How China is like a racoon

18 January 2010 Ricardo J. BascuasComments OffTags: None

Teaching a bunch of Facebookers about “expectations of privacy” would be ludicrous enough without having to bring raccoons into it. After dealing with Katz we eventually moved on to California v. Greenwood, in which the Court explains that Americans cannot reasonably expect their garbage to be private because of the raccoons:

Here, we conclude that respondents exposed their garbage to the public sufficiently to defeat their claim to Fourth Amendment protection. It is common knowledge that plastic garbage bags left on or at the side of a public street are readily accessible to animals, children, scavengers, snoops, and other members of the public.

In the game of adjudication, this is an illegal move for lots of reasons, not the least of which is that the habits of scavengers in Laguna Beach are not a proper subject for judicial notice. More fundamentally, it fudges the meaning of “reasonable expectations” to mean something more like “reasonable certainty,” which is well beyond what Katz held or, more to the point, what Harlan took Katz to hold.

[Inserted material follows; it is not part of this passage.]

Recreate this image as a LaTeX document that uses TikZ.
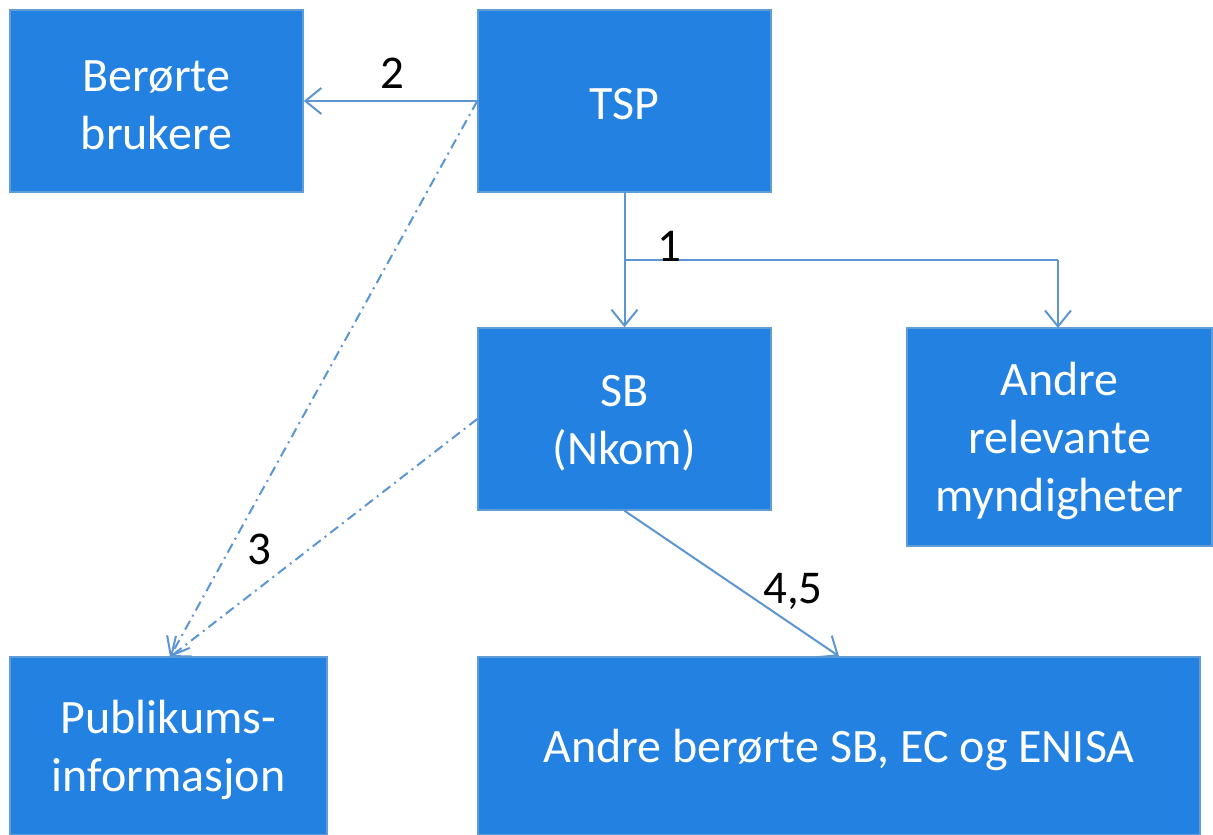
\documentclass[tikz,border=0pt]{standalone}
\usepackage{fontspec}
\setmainfont{Carlito}
\usetikzlibrary{arrows.meta,calc}
\definecolor{boxfill}{RGB}{35,130,225}
\definecolor{boxline}{RGB}{96,156,214}
\definecolor{conn}{RGB}{91,150,210}
\tikzset{
  box/.style={rectangle, fill=boxfill, draw=boxline, line width=1.5pt, text=white, align=center, inner sep=0pt, font=\fontsize{48}{58}\selectfont},
  boxtext/.style={text=white, align=center, inner sep=0pt, font=\fontsize{48}{58}\selectfont},
  lbl/.style={text=black, inner sep=0pt, font=\fontsize{47}{58}\selectfont},
  conline/.style={draw=conn, line width=2pt},
  arr/.style={conline, -{Straight Barb[length=16pt,width=26pt,line width=2pt]}},
  dashdot/.style={arr, dash pattern=on 10pt off 5pt on 2pt off 5pt}
}
\begin{document}
\begin{tikzpicture}[x=1pt,y=-1pt]
\useasboundingbox (0,0) rectangle (1213,835);
\node[box, minimum width=293pt, minimum height=182pt] (ber) at (156.5,101) {};
\node[box, minimum width=293pt, minimum height=182pt] (tsp) at (624.5,101) {};
\node[box, minimum width=293pt, minimum height=182pt] (sb) at (624.5,419) {};
\node[box, minimum width=305pt, minimum height=218pt] (andre) at (1059.5,437) {};
\node[box, minimum width=317pt, minimum height=178pt] (pub) at (168.5,746) {};
\node[box, minimum width=722pt, minimum height=178pt] (enisa) at (839,746) {};
\node[boxtext] (tber) at ([yshift=-4pt]ber.center) {Berørte\\brukere};
\node[boxtext] (ttsp) at ([yshift=-3pt]tsp.center) {TSP};
\node[boxtext] (tsb) at ([yshift=-4pt]sb.center) {SB\\(Nkom)};
\node[boxtext] (tandre) at ([yshift=-4pt]andre.center) {Andre\\relevante\\myndigheter};
\node[boxtext] (tpub) at ([yshift=-4pt]pub.center) {Publikums-\\informasjon};
\node[boxtext] (tenisa) at ([yshift=-4pt]enisa.center) {Andre berørte SB, EC og ENISA};
\coordinate (j) at (624.5,260);
\coordinate (pubtip) at (170,657);
\draw[arr] (tsp.west) -- (ber.east);
\draw[arr] (tsp.south) -- (sb.north);
\draw[conline] (j) -- (1058,260);
\draw[arr] (1058,260) -- (1058,328);
\draw[dashdot] (tsp.west) -- (pubtip);
\draw[dashdot] (sb.west) -- (pubtip);
\draw[arr] (sb.south) -- (enisa.north);
\node[lbl] (l2) at (392,73) {2};
\node[lbl] (l1) at (669,246) {1};
\node[lbl] (l3) at (259,549) {3};
\node[lbl] (l45) at (793,591) {4,5};
\end{tikzpicture}
\end{document}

478150198_ad4b36d026.jpgIf the Fourth Amendment only protects things that we are reasonably certain will remain secret, then nothing is protected because China is the giant raccoon on the planet, snooping through all our stuff. Even though Google pretty much stone-cold busted the Chinese reading our emails or something, the New York Times points out that “Google investigators have been unable to determine the goal: to gain commercial advantage; insert spyware; break into the Gmail accounts of Chinese dissidents and American experts on China who frequently exchange e-mail messages with administration officials; or all three.” Indeed, no one really seems to know much about the cyber-attacks, probably because everyone is too busy uploading nonsense to Facebook.

Thinking about all this, as I get paid to do, I’ve decided that a huge part of the problem with Fourth Amendment analysis is that it is generally taken for granted that “unreasonable” in the text means “not extreme” or “in proportion” or something like that. But that’s just silly. Everything works much better if “unreasonable” is taken to mean “not irrational,” which after all is its primary definition. (I realize that to defend this contention properly I need lots more pages and scores of footnotes. And I’ll eventually get around to that.) Even if America would deem Greenwood’s expectation that no one would rifle through his garbage far from certain, it seems pretty clear that it was not an irrational expectation—like Google’s expectation that China would not try to hijack their servers. Or whatever.